Author:

Keywords:

Cryptanalysis, Symmetric Key, C16/15/058#53326573

Abstract:

This thesis deals with symmetric-key algorithms and more specifically block ciphers and stream ciphers. It is divided into three parts. In the first part, we introduce the mixed integer linear programming (MILP) technique and discuss its applications in symmetric-key primitives. Differential and linear cryptanalysis are two of the most powerful statistical techniques to analyse symmetric-key primitives. For modern ciphers, resistance against these attacks is therefore a mandatory design criterion.

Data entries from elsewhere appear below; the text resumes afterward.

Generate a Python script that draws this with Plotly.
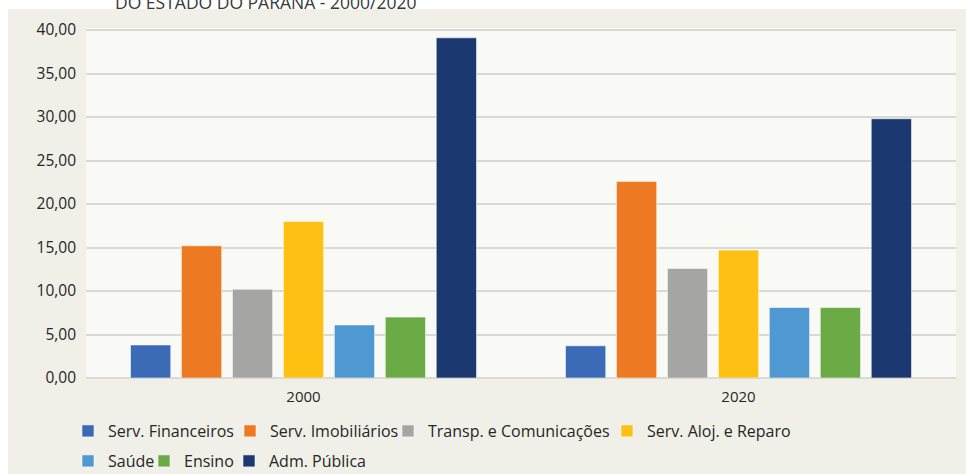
import plotly.graph_objects as go

# ---------------- data ----------------
years = ["2000", "2020"]
series_names = [
    "Serv. Financeiros",
    "Serv. Imobiliários",
    "Transp. e Comunicações",
    "Serv. Aloj. e Reparo",
    "Saúde",
    "Ensino",
    "Adm. Pública",
]
v_financeiros = [3.8, 3.7]
v_imobiliarios = [15.2, 22.6]
v_transp = [10.2, 12.6]
v_aloj = [18.0, 14.7]
v_saude = [6.1, 8.1]
v_ensino = [7.0, 8.1]
v_adm = [39.1, 29.8]
y_ticks = [0, 5, 10, 15, 20, 25, 30, 35, 40]
title_text = "DO ESTADO DO PARANÁ - 2000/2020"

series_values = [v_financeiros, v_imobiliarios, v_transp, v_aloj, v_saude, v_ensino, v_adm]

# ---------------- styles ----------------
colors = ["#3b6bb6", "#ed7a23", "#a5a5a4", "#fdc013", "#4f98d1", "#6aab45", "#1b3970"]
FONT = "Open Sans, Lato, DejaVu Sans, sans-serif"
TXT = "#262626"

W, H = 966, 474
ML, MR, MT, MB = 86, 10, 28, 96
PW, PH = W - ML - MR, H - MT - MB


def px_x(x):
    return (x - ML) / PW


def px_y(y):
    return (H - MB - y) / PH


# legend layout (pixel positions of each swatch, row centres)
legend_swatch_x = [86, 248, 406, 625, 86, 162, 247]
legend_row_y = [431, 431, 431, 431, 461, 461, 461]
SYM_OFFSET = 18

fig = go.Figure()
for i, (name, vals, col) in enumerate(zip(series_names, series_values, colors)):
    lg = "legend" if i == 0 else f"legend{i + 1}"
    fig.add_trace(
        go.Bar(
            x=years,
            y=vals,
            name=name,
            marker=dict(color=col, line=dict(color="rgba(255,255,255,0.55)", width=1)),
            legend=lg,
        )
    )

layout_legends = {}
for i in range(len(series_names)):
    key = "legend" if i == 0 else f"legend{i + 1}"
    layout_legends[key] = dict(
        orientation="h",
        x=px_x(legend_swatch_x[i] - SYM_OFFSET),
        xanchor="left",
        y=px_y(legend_row_y[i]),
        yanchor="middle",
        bgcolor="rgba(0,0,0,0)",
        borderwidth=0,
        font=dict(family=FONT, size=16, color=TXT),
    )

fig.update_layout(
    width=W,
    height=H,
    margin=dict(l=ML, r=MR, t=MT, b=MB, autoexpand=False),
    paper_bgcolor="#f1f0e8",
    plot_bgcolor="#f9f9f5",
    separators=",.",
    barmode="group",
    bargap=0.18,
    bargroupgap=0.21,
    showlegend=True,
    font=dict(family=FONT, color=TXT),
    **layout_legends,
)

fig.update_xaxes(
    type="category",
    showgrid=False,
    showline=False,
    zeroline=False,
    ticks="",
    tickfont=dict(family=FONT, size=15, color=TXT),
    ticklabelstandoff=8,
)
fig.update_yaxes(
    range=[0, 40.23],
    tickvals=y_ticks,
    tickformat=".2f",
    showgrid=True,
    gridcolor="#d9d9d6",
    gridwidth=1.5,
    zeroline=True,
    zerolinecolor="#d9d9d6",
    zerolinewidth=1.5,
    showline=False,
    ticks="",
    tickfont=dict(family=FONT, size=15.5, color=TXT),
    ticklabelstandoff=9,
)

# white margins outside the chart frame
fig.add_shape(type="rect", xref="paper", yref="paper",
              x0=px_x(-5), x1=px_x(8), y0=px_y(H + 5), y1=px_y(-5),
              fillcolor="white", line=dict(width=0), layer="above")
fig.add_shape(type="rect", xref="paper", yref="paper",
              x0=px_x(-5), x1=px_x(W + 5), y0=px_y(9), y1=px_y(-5),
              fillcolor="white", line=dict(width=0), layer="above")

# title above the frame (cut off by the top edge, as in the source image)
fig.add_annotation(
    text=title_text,
    xref="paper", yref="paper",
    x=px_x(113), y=px_y(1.5),
    xanchor="left", yanchor="middle",
    showarrow=False,
    font=dict(family=FONT, size=17.5, color="#3a3a3a"),
)

fig.write_html("out.html")
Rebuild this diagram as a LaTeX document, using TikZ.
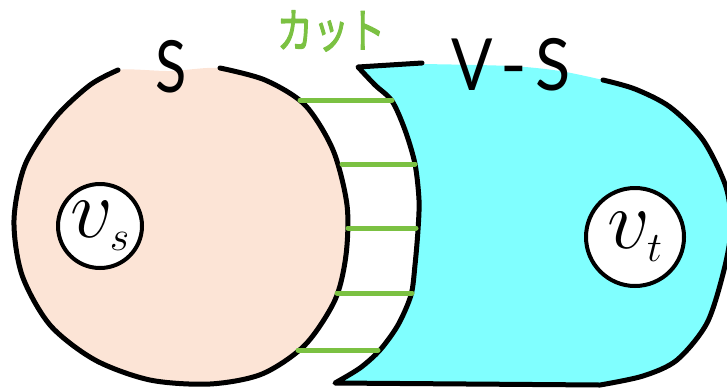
\RequirePackage{fix-cm}
\documentclass[tikz,border=0pt]{standalone}
\usepackage{fontspec}
\usetikzlibrary{positioning}
\newfontfamily\handfont{Lato}
\newfontfamily\jpfont[FakeBold=2.5]{Noto Sans CJK JP}
\definecolor{peach}{HTML}{FCE4D6}
\definecolor{aqua}{HTML}{80FFFF}
\definecolor{cutgreen}{HTML}{7BC142}
\newcommand{\vname}[1]{$v_{\scriptscriptstyle #1}$}

\begin{document}
\begin{tikzpicture}[x=1pt,y=-1pt,line cap=round,line join=round,
  outline/.style={draw=black,line width=5pt},
  cut/.style={draw=cutgreen,line width=5pt},
  vertex/.style={circle,draw,fill=white,line width=4pt,inner sep=0pt,font=\fontsize{84}{84}\selectfont},
  setlabel/.style={font=\handfont\fontsize{72}{72}\selectfont,inner sep=0pt},
  cutlabel/.style={font=\jpfont\fontsize{38}{38}\selectfont,text=cutgreen,inner sep=0pt}]
\clip (0,0) rectangle (727,389);
\fill[peach] plot[smooth cycle] coordinates {(170,71) (220,68) (265,80) (305,105) (333,150) (347,205)
  (346,255) (335,300) (305,345) (262,374) (210,384) (150,380) (95,360) (50,325) (22,275) (14,220)
  (25,165) (55,118) (90,85) (118,70)};
\draw[outline] plot[smooth] coordinates {(220,68) (265,80) (305,105) (333,150) (347,205)
  (346,255) (335,300) (305,345) (262,374) (210,384) (150,380) (95,360) (50,325) (22,275) (14,220)
  (25,165) (55,118) (90,85) (118,70)};
\fill[aqua] plot[smooth] coordinates {(358,67) (375,85) (392,101) (405,130) (415,164) (419,200)
  (418,230) (415,265) (411,295) (398,325) (380,350) (360,368) (335,383)}
  -- plot[smooth] coordinates {(600,385) (643,376) (677,360) (707,323) (724,270) (731,228)
  (726,187) (703,140) (670,107) (635,89) (603,80)}
  -- plot[smooth] coordinates {(603,80) (560,71) (510,66) (422,64)} -- cycle;
\draw[outline] (422,63) -- plot[smooth] coordinates {(358,67) (375,85) (392,101) (405,130)
  (415,164) (419,200) (418,230) (415,265) (411,295) (398,325) (380,350) (360,368) (335,383)}
  -- plot[smooth] coordinates {(600,385) (643,376) (677,360) (707,323) (724,270) (731,228)
  (726,187) (703,140) (670,107) (635,89) (603,80)};
\foreach \i/\y/\xa/\xb in {1/100/300/392,2/164/342/415,3/228/348/416,4/293/337/412,5/350/298/378}{
  \coordinate (l\i) at (\xa,\y);
  \coordinate (r\i) at (\xb,\y);
  \draw[cut] (l\i) -- (r\i);
}
\node[setlabel] (labS) at (171,67) {\scalebox{0.8}[1]{S}};
\node[setlabel] (labVS) at (511,65) {\scalebox{0.85}[1]{V}\kern8pt-\kern8pt\scalebox{0.9}[1]{S}};
\node[cutlabel] (labcut) at (331,31) {\scalebox{0.95}[1.25]{カット}};
\node[vertex,minimum size=84pt] (vs) at (100,226) {\vname{s}};
\node[vertex,minimum size=98pt] (vt) at (635,237) {\vname{t}};
\end{tikzpicture}
\end{document}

We propose a MILP-based technique to prove security bounds against both differential and linear cryptanalysis. Our technique significantly reduces the workload of designers and cryptanalysts. MILP finds applications in this thesis in the following cases: We prove differential and linear upper bounds for the stream cipher \mbox{Enocoro-128v2}. For CLEFIA-type generalized Feistel networks (GFNs) with diffusion switching mechanism (DSM), we prove tighter lower bounds on the number of linearly active S-boxes, and deliver the first evidence that DSM provides an advantage by guaranteeing more active S-boxes in GFNs. Moreover, in the design of the underlying permutation of the CAESAR (Competition for Authenticated Encryption: Security, Applicability, and Robustness) candidate PRIMATEs, MILP helps to determine the offsets of the ShiftRows operations, and provides the upper bounds of the permutation against differential/linear and collision. In addition, by using MILP we construct related-key rectangle distinguishers of Rijndael-160/160 and Rijndael-192/192, based on which we can achieve the best attacks in terms of attacked rounds. Secondly, we contribute to the cryptanalysis of block ciphers: To the best of our knowledge, our impossible-differential cryptanalysis results of Rijndael-224 and Rijndael-256 are the best in terms of round. We also analyse NSA's recent lightweight design SIMON by applying integral and zero-correlation linear cryptanalysis. As a final contribution of this part, we successfully analyse a design for MPC and FHE, which is presented at Eurocrypt 2015, and refute the designers' security claim. Thirdly, we contribute to the research of links among statistic cryptanalysis methods by deriving the link between the impossible-differential, zero-correlation linear and integral cryptanalysis.